§ **The task**: Skipping all pictures, set down the lines of the listing from the first through the one with "economique = [0, 2, 1, 0, 0, 0, 3]".

§ **Data to process**:
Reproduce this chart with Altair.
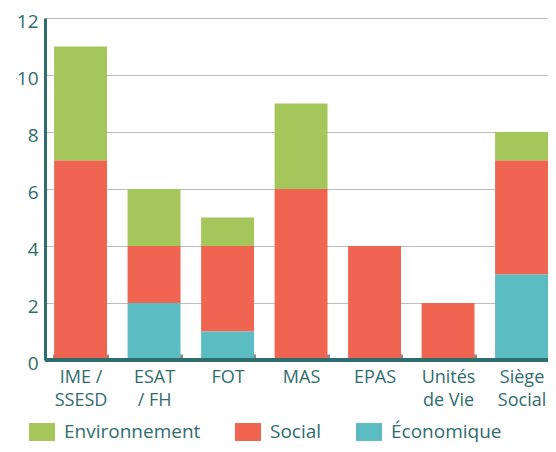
import json
import altair as alt
import pandas as pd

categories = ["IME / SSESD", "ESAT / FH", "FOT", "MAS", "EPAS", "Unités de Vie", "Siège Social"]
environnement = [4, 2, 1, 3, 0, 0, 1]
social = [7, 2, 3, 6, 4, 2, 4]
economique = [0, 2, 1, 0, 0, 0, 3]

series_names = ["Environnement", "Social", "Économique"]
series_colors = ["#a5c65b", "#f06452", "#5bbcc1"]
stack_rank = {"Économique": 0, "Social": 1, "Environnement": 2}

label_lines = {
    "IME / SSESD": ["IME /", "SSESD"],
    "ESAT / FH": ["ESAT", "/ FH"],
    "Unités de Vie": ["Unités", "de Vie"],
    "Siège Social": ["Siège", "Social"],
}

rows = []
for i, c in enumerate(categories):
    for name, vals in zip(series_names, [environnement, social, economique]):
        if vals[i] > 0:
            rows.append({"cat": c, "serie": name, "val": vals[i], "ord": stack_rank[name]})
df = pd.DataFrame(rows)

TEAL = "#2e6d6e"
FONT = "Open Sans"

label_expr = "(" + json.dumps(label_lines) + ")[datum.label] || datum.label"

x = alt.X(
    "cat:N",
    sort=categories,
    scale=alt.Scale(paddingInner=0.28, paddingOuter=0.062, align=1),
    axis=alt.Axis(
        title=None,
        labelAngle=0,
        labelFont=FONT,
        labelFontSize=18,
        labelColor=TEAL,
        labelLineHeight=23,
        labelPadding=8,
        labelExpr=label_expr,
        domain=False,
        ticks=True,
        tickBand="extent",
        tickColor="#8a8a8a",
        tickWidth=3,
        tickSize=6,
        offset=-6,
        grid=False,
    ),
)

y = alt.Y(
    "val:Q",
    stack="zero",
    scale=alt.Scale(domain=[0, 12], nice=False),
    axis=alt.Axis(
        title=None,
        values=list(range(0, 13)),
        labelExpr="datum.value % 2 == 0 ? datum.label : ''",
        labelFont=FONT,
        labelFontSize=19,
        labelColor=TEAL,
        labelPadding=7,
        labelOffset=3,
        ticks=False,
        domainColor=TEAL,
        domainWidth=3,
        gridColor="#bdbdbd",
        gridWidth=1,
    ),
)

bars = alt.Chart(df).mark_bar(opacity=1).encode(
    x=x,
    y=y,
    color=alt.Color(
        "serie:N",
        scale=alt.Scale(domain=series_names, range=series_colors),
        legend=alt.Legend(
            title=None,
            orient="none",
            legendX=-16,
            legendY=401,
            direction="horizontal",
            columns=3,
            columnPadding=34,
            symbolType="M-1,-0.69H1V0.69H-1Z",
            symbolSize=676,
            symbolStrokeWidth=0,
            symbolOpacity=1,
            labelFont=FONT,
            labelFontSize=19,
            labelColor=TEAL,
            labelOffset=9,
            padding=0,
        ),
    ),
    order=alt.Order("ord:Q", sort="ascending"),
)

baseline = alt.Chart(df).mark_rule(color=TEAL, strokeWidth=3).encode(y=alt.datum(0))

chart = (
    alt.layer(bars, baseline)
    .properties(
        width=503,
        height=342,
        autosize=alt.AutoSizeParams(type="none"),
        padding={"left": 37, "top": 10, "right": 0, "bottom": 84},
    )
    .configure_view(stroke=None)
)

chart.save("out.html", embed_options={"renderer": "svg", "actions": False})
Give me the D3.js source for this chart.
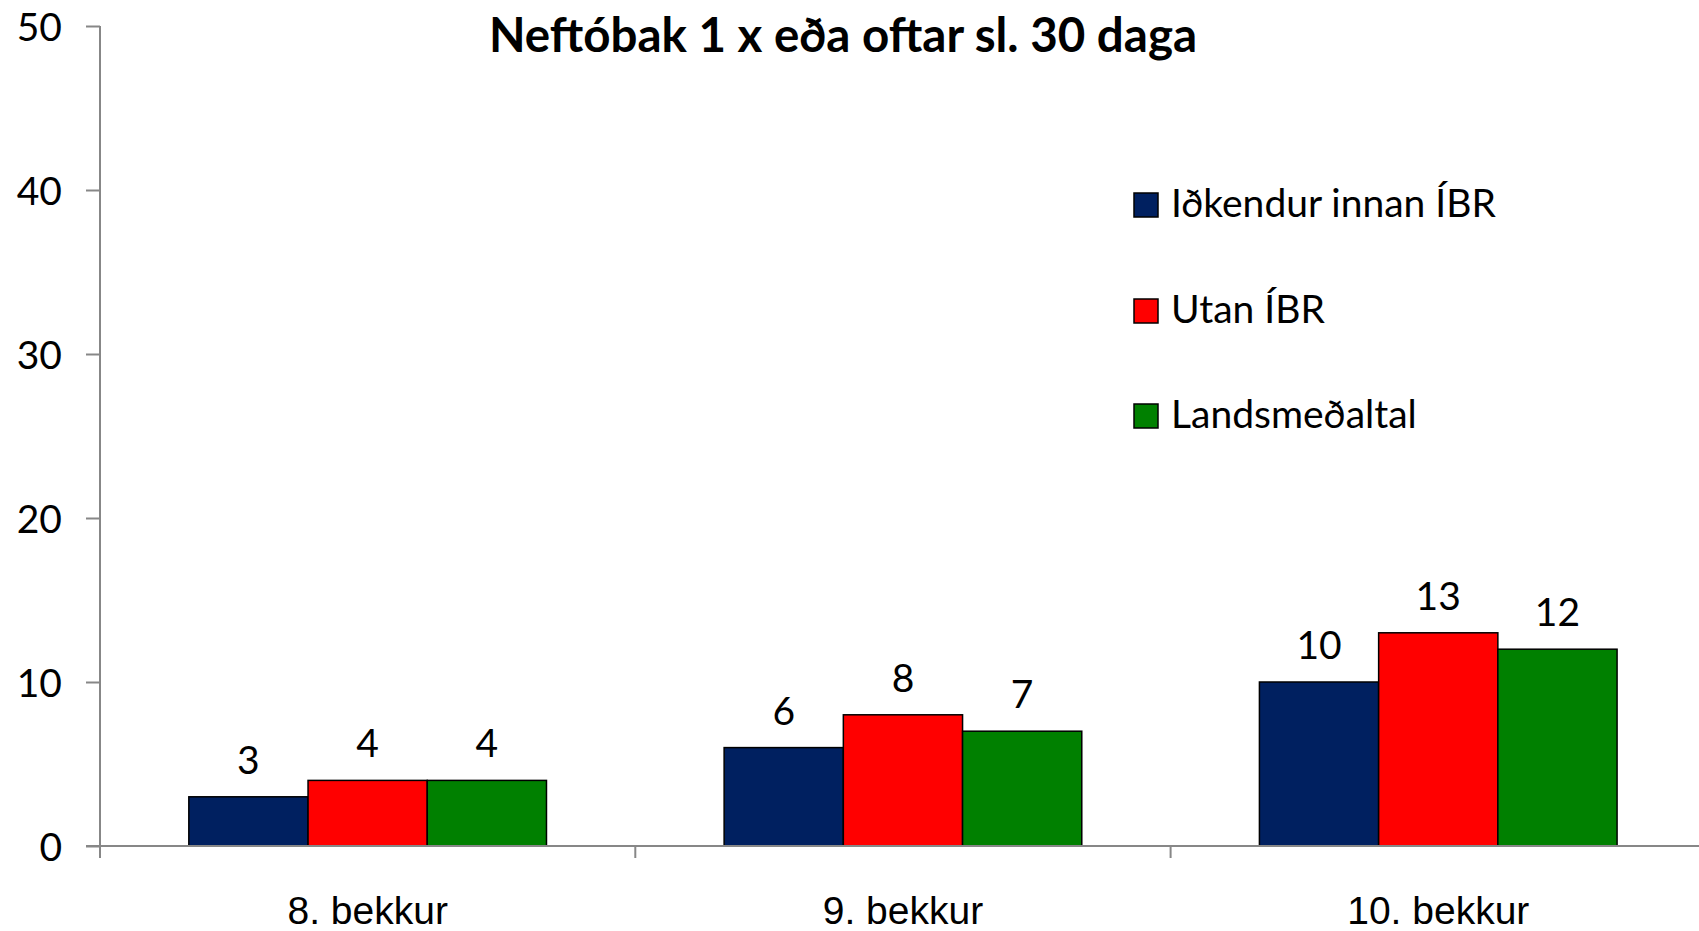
<!DOCTYPE html>
<html>
<head>
<meta charset="utf-8">
<script src="https://cdn.jsdelivr.net/npm/d3@7"></script>
<style>
  html, body { margin: 0; padding: 0; background: #fff; overflow: hidden; }
  svg { display: block; font-family: Lato, "Open Sans", sans-serif; }
</style>
</head>
<body>
<svg id="chart" width="1699" height="931"></svg>
<script>
const title = "Neftóbak 1 x eða oftar sl. 30 daga";
const categories = ["8. bekkur", "9. bekkur", "10. bekkur"];
const seriesNames = ["Iðkendur innan ÍBR", "Utan ÍBR", "Landsmeðaltal"];
const seriesColors = ["#002060", "#FF0000", "#008000"];
const valuesInnan = [3, 6, 10];
const valuesUtan = [4, 8, 13];
const valuesLands = [4, 7, 12];
const yTicks = [0, 10, 20, 30, 40, 50];

const seriesValues = [valuesInnan, valuesUtan, valuesLands];

const svg = d3.select("#chart");
const W = 1699, H = 931;
const plot = { left: 100, top: 26, bottom: 846, bandW: 535.3 };

const x = d3.scaleBand()
  .domain(categories)
  .range([plot.left, plot.left + plot.bandW * categories.length])
  .paddingInner(0).paddingOuter(0);

const xs = d3.scaleBand()
  .domain(seriesNames)
  .range([0, x.bandwidth()])
  .paddingInner(0).paddingOuter(0.745);

const y = d3.scaleLinear().domain([0, 50]).range([plot.bottom, plot.top]);

const axisColor = "#878787";
const fontSize = 39;

// Y axis
const yAxis = svg.append("g")
  .attr("transform", `translate(${plot.left},0)`)
  .call(d3.axisLeft(y).tickValues(yTicks).tickSize(14).tickPadding(24).tickSizeOuter(0));
yAxis.select(".domain").remove();
yAxis.append("line").attr("x1", 0).attr("x2", 0).attr("y1", plot.top).attr("y2", plot.bottom + 12)
  .attr("stroke", axisColor).attr("stroke-width", 2);
yAxis.selectAll(".tick line").attr("stroke", axisColor).attr("stroke-width", 2);
yAxis.selectAll(".tick text").attr("fill", "#000").style("font-size", fontSize + "px")
  .style("font-family", "Lato").attr("dy", "0.36em");

// Bars
const groups = svg.append("g").selectAll("g")
  .data(categories)
  .join("g")
  .attr("transform", d => `translate(${x(d)},0)`);

seriesNames.forEach((s, si) => {
  groups.append("rect")
    .attr("x", xs(s))
    .attr("width", xs.bandwidth())
    .attr("y", (d, i) => y(seriesValues[si][i]))
    .attr("height", (d, i) => y(0) - y(seriesValues[si][i]))
    .attr("fill", seriesColors[si])
    .attr("stroke", "#000")
    .attr("stroke-width", 1.5);
  groups.append("text")
    .attr("x", xs(s) + xs.bandwidth() / 2)
    .attr("y", (d, i) => y(seriesValues[si][i]) - 23)
    .attr("text-anchor", "middle")
    .style("font-size", fontSize + "px")
    .text((d, i) => seriesValues[si][i]);
});

// X axis
const xAxis = svg.append("g")
  .attr("transform", `translate(0,${plot.bottom})`)
  .call(d3.axisBottom(x).tickSize(0).tickPadding(0).tickSizeOuter(0));
xAxis.select(".domain").remove();
xAxis.append("line").attr("x1", plot.left - 14).attr("x2", W + 20).attr("y1", 0).attr("y2", 0)
  .attr("stroke", axisColor).attr("stroke-width", 2);
xAxis.selectAll(".tick text").attr("fill", "#000").style("font-size", fontSize + "px")
  .attr("y", 78).attr("dy", 0);
const boundaries = categories.map(c => x(c)).concat([x.range()[1]]);
xAxis.selectAll(".bound").data(boundaries).join("line")
  .attr("class", "bound")
  .attr("x1", d => d).attr("x2", d => d).attr("y1", 0).attr("y2", 12)
  .attr("stroke", axisColor).attr("stroke-width", 2);

// Title
svg.append("text")
  .attr("x", 843).attr("y", 52)
  .attr("text-anchor", "middle")
  .style("font-size", "47.5px").style("font-weight", "bold")
  .text(title);

// Legend
const legend = svg.append("g").attr("transform", "translate(1134,0)");
const legendBaselines = [217, 323, 428];
seriesNames.forEach((s, i) => {
  legend.append("rect")
    .attr("x", 0).attr("y", legendBaselines[i] - 24)
    .attr("width", 24).attr("height", 24)
    .attr("fill", seriesColors[i]).attr("stroke", "#000").attr("stroke-width", 1.5);
  legend.append("text")
    .attr("x", 37).attr("y", legendBaselines[i])
    .style("font-size", fontSize + "px")
    .text(s);
});
</script>
</body>
</html>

§ **Worked solution**:
Reproduce this chart with Altair.
import json
import altair as alt
import pandas as pd

categories = ["IME / SSESD", "ESAT / FH", "FOT", "MAS", "EPAS", "Unités de Vie", "Siège Social"]
environnement = [4, 2, 1, 3, 0, 0, 1]
social = [7, 2, 3, 6, 4, 2, 4]
economique = [0, 2, 1, 0, 0, 0, 3]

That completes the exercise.